In line with the sharp decline in auto sales during the quarter, Maruti Suzuki India on Thursday announced a 39 per cent dip in profit in the quarter ended September 30, 2019, as the firm’s sales fell 24 per cent to Rs 16,985 crore from Rs 22,433 crore in the same quarter last year. As the revenues and profits fell, the automaker has taken steps to cut down on both discretionary and fixed expenditures and has created several groups across departments to focus on steps on cost reduction.
On Thursday, Maruti declared a net profit of Rs 1,358 crore for the quarter ended September 2019, down 39.4 per cent from Rs 2,240 crore in the corresponding quarter last year, despite lower tax outgo, as the government reduced the corporate tax rate from 30 per cent to 22 per cent (exclusive of cess and surcharge).
The company said that its effective tax rate has come down from around 28 per cent to 23 per cent, on account of the cut in corporate tax rates.
“We have been working on cutting down on expenditures — discretionary, fixed and variable cost. We have created groups across departments that are focussing on cost reduction,” said Ajay Seth, chief financial officer, Maruti Suzuki India Ltd.

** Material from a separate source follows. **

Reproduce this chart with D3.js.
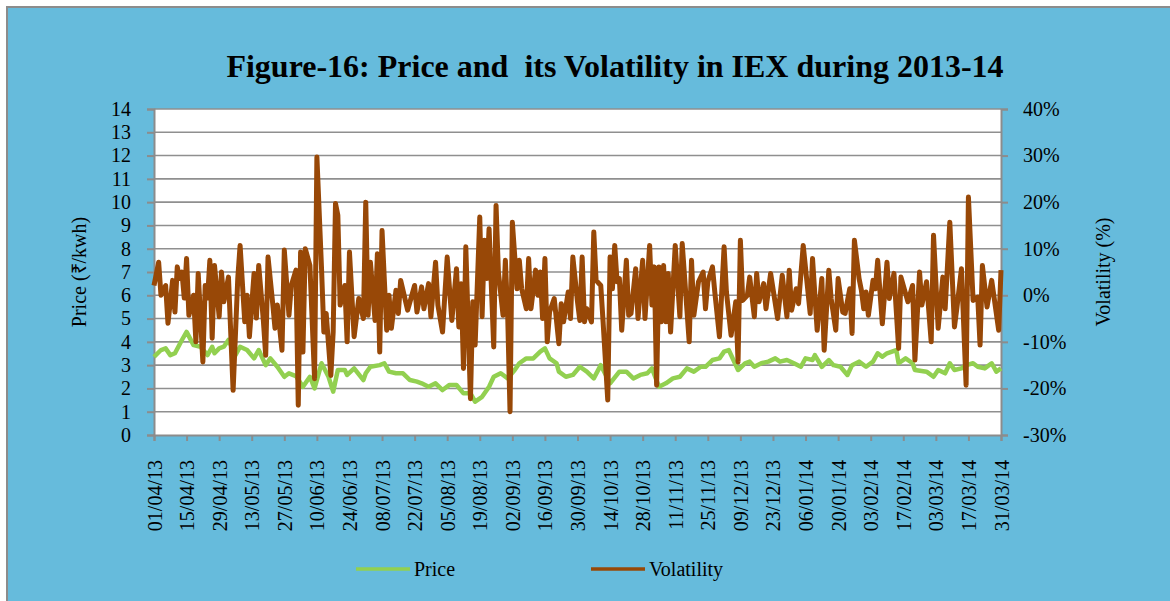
<!DOCTYPE html>
<html>
<head>
<meta charset="utf-8">
<script src="https://cdn.jsdelivr.net/npm/d3@7"></script>
<style>
  body { margin: 0; background: #fff; }
  text { font-family: "Liberation Serif", "Times New Roman", serif; fill: #000; }
</style>
</head>
<body>
<div id="chart"></div>
<script>
// x axis tick labels (every 14 days)
var tickLabels = ["01/04/13","15/04/13","29/04/13","13/05/13","27/05/13","10/06/13","24/06/13",
  "08/07/13","22/07/13","05/08/13","19/08/13","02/09/13","16/09/13","30/09/13","14/10/13",
  "28/10/13","11/11/13","25/11/13","09/12/13","23/12/13","06/01/14","20/01/14","03/02/14",
  "17/02/14","03/03/14","17/03/14","31/03/14"];

var priceTicks = [0,1,2,3,4,5,6,7,8,9,10,11,12,13,14];
var volTicks = [-30,-20,-10,0,10,20,30,40];

// price (Rs/kwh) - day offset from 01/04/13 and value
var priceDays = [0,3,5,7,9,12,14,17,20,23,25,26,28,30,32,35,37,40,43,45,48,50,53,56,58,61,64,67,69,72,
  75,77,79,82,83,86,90,91,93,97,99,101,104,107,110,113,115,118,121,124,127,130,133,136,138,141,144,146,
  149,152,155,157,160,163,166,168,170,173,174,177,180,183,186,189,192,196,200,203,206,209,212,214,217,
  220,223,226,229,232,235,237,240,243,245,247,249,251,254,256,258,261,264,267,269,272,275,278,280,283,
  284,287,290,292,295,298,300,303,306,309,311,313,315,319,320,323,326,327,332,335,337,340,342,344,347,
  349,352,354,357,360,362,364];
var priceValues = [3.36,3.65,3.72,3.43,3.51,4.08,4.43,3.86,3.79,3.43,3.79,3.51,3.72,3.79,4.08,3.43,3.79,
  3.65,3.29,3.65,3.0,3.29,2.93,2.5,2.65,2.53,2.07,2.5,2.0,3.08,2.5,1.86,2.79,2.79,2.58,2.86,2.36,2.65,
  2.93,3.0,3.08,2.72,2.65,2.65,2.36,2.29,2.22,2.07,2.22,1.93,2.15,2.15,1.79,1.79,1.43,1.64,2.07,2.5,
  2.65,2.43,2.79,3.08,3.29,3.29,3.58,3.72,3.29,3.08,2.72,2.5,2.58,2.93,2.72,2.43,3.0,2.22,2.72,2.72,
  2.43,2.58,2.65,2.86,2.07,2.22,2.43,2.5,2.86,2.72,2.93,2.93,3.22,3.29,3.58,3.65,3.22,2.79,3.08,3.15,
  2.93,3.08,3.15,3.29,3.15,3.22,3.08,2.93,3.29,3.22,3.43,2.93,3.22,3.0,2.93,2.58,3.0,3.15,2.93,3.15,
  3.51,3.36,3.51,3.65,3.08,3.29,3.08,2.79,2.72,2.5,2.79,2.65,3.08,2.79,2.86,3.0,3.08,2.93,2.86,3.08,
  2.72,2.86];

// volatility (%) - day offset from 01/04/13 and value
var volDays = [0,2,3,5,6,8,9,10,11,12,13,14,15,17,18,19,21,22,23,24,25,26,28,29,30,32,34,36,37,39,40,41,
  43,44,45,47,48,49,51,52,53,55,56,58,59,61,62,63,64,65,67,69,70,72,73,74,76,77,78,79,80,82,83,84,86,88,
  90,91,92,93,95,96,97,98,100,101,102,104,105,106,109,112,113,115,116,118,119,121,122,124,126,128,130,
  131,132,133,134,136,137,138,140,141,142,143,144,146,147,148,150,151,152,153,154,156,157,158,160,161,
  162,164,165,166,167,168,169,170,172,174,175,176,178,179,180,182,183,184,185,186,188,189,190,192,193,
  195,196,197,198,199,200,201,203,204,205,207,208,210,211,213,214,215,216,217,218,219,220,221,222,224,
  226,227,230,231,232,234,236,237,238,240,241,243,245,246,248,250,251,252,253,255,256,258,259,260,262,
  263,265,268,270,272,273,274,276,277,279,282,283,285,287,288,290,291,293,294,296,297,299,300,301,303,
  304,305,306,307,309,310,311,313,315,316,318,320,321,324,326,327,329,330,332,334,335,337,339,340,342,
  344,345,347,349,350,352,354,355,356,358,360,363,364];
var volValues = [2.1,7.1,0,2.1,-6.0,3.2,-3.6,6.1,3.6,5.0,-0.6,7.9,-4.3,0,-10,4.7,-14.3,2.1,-0.6,7.5,-9.2,
  6.4,-4.6,5.0,-1.4,3.9,-20.4,3.6,10.7,-5.7,0,-8.9,4.7,-4.9,6.4,-5.4,-12.9,8.2,-1.7,-7.1,-2.1,-11.8,9.7,
  -4.3,2.1,5.4,-23.6,9.3,-12.2,10.0,6.4,-17.9,29.7,5.7,-7.9,-3.9,-17.2,-7.9,19.7,17.2,-2.1,2.1,-10,9.3,
  -8.9,-0.7,-5.0,20.0,-4.3,7.1,-5.4,8.9,-12.2,13.9,-7.5,0,-7.1,1.1,-3.9,3.2,-3.2,2.1,-3.6,1.8,-2.9,2.5,
  -4.6,7.1,-2.1,-7.9,8.2,-5.4,5.7,-6.8,2.5,-15.7,10.4,-22.2,-1.4,-10.7,16.8,-4.6,11.8,3.6,14.3,-11.1,
  19.3,5.0,-4.3,7.5,-4.3,-25.0,15.7,1.4,7.5,1.4,-2.9,7.9,-2.9,5.4,0,5.0,-5.0,7.9,-10,-3.6,-0.7,-10.4,
  -1.8,-5.7,0.7,-5.0,8.2,-1.4,-5.4,8.2,-5.7,-2.9,-5.7,13.6,3.2,2.1,-5.7,-22.5,8.2,1.4,10.7,2.9,3.6,
  -7.5,7.5,-4.3,-3.9,5.7,-5.0,7.5,-5.0,10.7,-2.1,6.1,-19.3,6.1,-5.7,6.4,-5.7,4.7,-7.9,10.7,-4.6,11.1,
  -10,7.5,-4.3,2.9,5.0,-2.9,2.9,6.1,0.7,-8.9,10.4,0.7,-8.6,-1.4,-14.3,11.8,-1.1,0,3.9,-4.6,4.7,-1.4,
  2.5,-2.9,4.7,-5.0,4.3,-4.6,5.4,-3.2,1.4,-1.8,10.7,-3.9,7.9,-7.5,3.6,-11.8,5.4,-0.7,-7.5,3.6,-3.6,
  -3.9,1.4,-8.2,11.8,3.6,1.1,-2.9,0.7,-4.3,3.2,1.4,7.5,-6.1,7.1,-0.7,4.7,-11.4,3.9,-1.4,2.1,-13.9,5.0,
  -2.1,2.9,-10,12.9,-7.1,3.9,-2.9,15.7,-6.8,-2.9,5.7,-19.3,21.1,-1.1,-0.4,-10.7,6.4,-2.5,3.2,-7.5,5.4];

var W = 1170, H = 601;
var plotLeft = 154, plotRight = 1001, plotTop = 109, plotBottom = 435;

var parse = d3.timeParse("%d/%m/%y");
var start = parse(tickLabels[0]);
var end = parse(tickLabels[tickLabels.length - 1]);
function dayDate(d) { return d3.timeDay.offset(start, d); }

var svg = d3.select("#chart").append("svg")
  .attr("width", W)
  .attr("height", H);

// blue chart area with border
svg.append("rect")
  .attr("x", 7).attr("y", 7)
  .attr("width", W).attr("height", H)
  .attr("fill", "#66bbdc")
  .attr("stroke", "#8c8c8c")
  .attr("stroke-width", 2);

svg.append("rect")
  .attr("x", plotLeft).attr("y", plotTop)
  .attr("width", plotRight - plotLeft).attr("height", plotBottom - plotTop)
  .attr("fill", "#fff");

var x = d3.scaleTime().domain([start, end]).range([plotLeft, plotRight]);
var yP = d3.scaleLinear().domain([0, 14]).range([plotBottom, plotTop]);
var yV = d3.scaleLinear().domain([-30, 40]).range([plotBottom, plotTop]);

// gridlines
svg.append("g").selectAll("line")
  .data(priceTicks.slice(1))
  .enter()
  .append("line")
  .attr("x1", plotLeft).attr("x2", plotRight)
  .attr("y1", function(d) { return yP(d); })
  .attr("y2", function(d) { return yP(d); })
  .attr("stroke", "#8f8f8f")
  .attr("stroke-width", 1.6);

// axes
var axLeft = svg.append("g")
  .attr("transform", "translate(" + plotLeft + ",0)")
  .call(d3.axisLeft(yP).tickValues(priceTicks).tickSize(7).tickPadding(16));

var axRight = svg.append("g")
  .attr("transform", "translate(" + plotRight + ",0)")
  .call(d3.axisRight(yV).tickValues(volTicks).tickSize(7).tickPadding(15)
    .tickFormat(function(d) { return d + "%"; }));

var axBottom = svg.append("g")
  .attr("transform", "translate(0," + plotBottom + ")")
  .call(d3.axisBottom(x).tickValues(tickLabels.map(parse)).tickSize(6)
    .tickFormat(d3.timeFormat("%d/%m/%y")));

axBottom.selectAll("text")
  .attr("transform", "rotate(-90)")
  .attr("text-anchor", "end")
  .attr("x", -25)
  .attr("y", 0)
  .attr("dy", "0.35em");

[axLeft, axRight, axBottom].forEach(function(g) {
  g.selectAll("path, line").attr("stroke", "#8c8c8c").attr("stroke-width", 2);
  g.selectAll("text")
    .style("font-family", "'Liberation Serif', 'Times New Roman', serif")
    .style("font-size", "20px")
    .attr("fill", "#000");
});

// lines
var priceLine = d3.line()
  .x(function(d, i) { return x(dayDate(priceDays[i])); })
  .y(function(d) { return yP(d); });

var volLine = d3.line()
  .x(function(d, i) { return x(dayDate(volDays[i])); })
  .y(function(d) { return yV(d); });

svg.append("path")
  .datum(priceValues)
  .attr("d", priceLine)
  .attr("fill", "none")
  .attr("stroke", "#92d050")
  .attr("stroke-width", 4.5)
  .attr("stroke-linejoin", "round");

svg.append("path")
  .datum(volValues)
  .attr("d", volLine)
  .attr("fill", "none")
  .attr("stroke", "#984807")
  .attr("stroke-width", 5)
  .attr("stroke-linejoin", "round");

// title
svg.append("text")
  .attr("x", 615).attr("y", 77)
  .attr("text-anchor", "middle")
  .attr("xml:space", "preserve")
  .style("white-space", "pre")
  .style("font-size", "32px")
  .style("font-weight", "bold")
  .text("Figure-16: Price and  its Volatility in IEX during 2013-14");

// axis titles
svg.append("text")
  .attr("transform", "translate(86," + ((plotTop + plotBottom) / 2) + ") rotate(-90)")
  .attr("text-anchor", "middle")
  .style("font-size", "20px")
  .text("Price (₹/kwh)");

svg.append("text")
  .attr("transform", "translate(1110," + ((plotTop + plotBottom) / 2) + ") rotate(-90)")
  .attr("text-anchor", "middle")
  .style("font-size", "20px")
  .text("Volatility (%)");

// legend
var legend = [
  { name: "Price", color: "#92d050", x: 356 },
  { name: "Volatility", color: "#984807", x: 591 }
];
var lg = svg.append("g").selectAll("g")
  .data(legend)
  .enter()
  .append("g");
lg.append("line")
  .attr("x1", function(d) { return d.x; })
  .attr("x2", function(d) { return d.x + 54; })
  .attr("y1", 569).attr("y2", 569)
  .attr("stroke", function(d) { return d.color; })
  .attr("stroke-width", 3.5);
lg.append("text")
  .attr("x", function(d) { return d.x + 58; })
  .attr("y", 576)
  .style("font-size", "20px")
  .text(function(d) { return d.name; });
</script>
</body>
</html>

In September, the company had reported a 27 per cent drop in domestic sales of passenger vehicles (PV). The company’s domestic PV sales have been declining for the last eight months.
Maruti said Thursday that in the previous quarter ended September 2019, its sales dropped 30.2 per cent to 338,317 vehicles from the corresponding quarter last year. It, however, forecast that the sales would be flat this month year-on-year. “October should be okay for us in retail sales and wholesale … but that does not mean we are out of the woods,” said RC Bhargava, chairman, Maruti Suzuki India.
While the company maintained its Navratri sales this year has been at par with that seen last year, October will be crucial for the industry as it remains to be seen if the festive season leads to some revival in year-on-year sales growth. With the country’s car manufacturers facing slowdown in sales, Maruti had cut production in August and September to cope with the slowdown, and in August cut the number of its temporary workers.
Shares of the New Delhi-based company settled down over half a per cent on Thursday, compared with the broader Mumbai market, which closed 0.19 per cent down.
What started as a problem of funding and liquidity squeeze for the industry and its consumers in July-August last year has become more of a sentiment issue over the last few months, as individuals have been looking to postpone their purchases and cut down on consumption expenditure.
With the GDP growth rate hitting levels of 5 per cent for the first quarter ended June this year and wage growth not keeping pace with expectations, economists and market experts say that people are looking to defer their large expenses.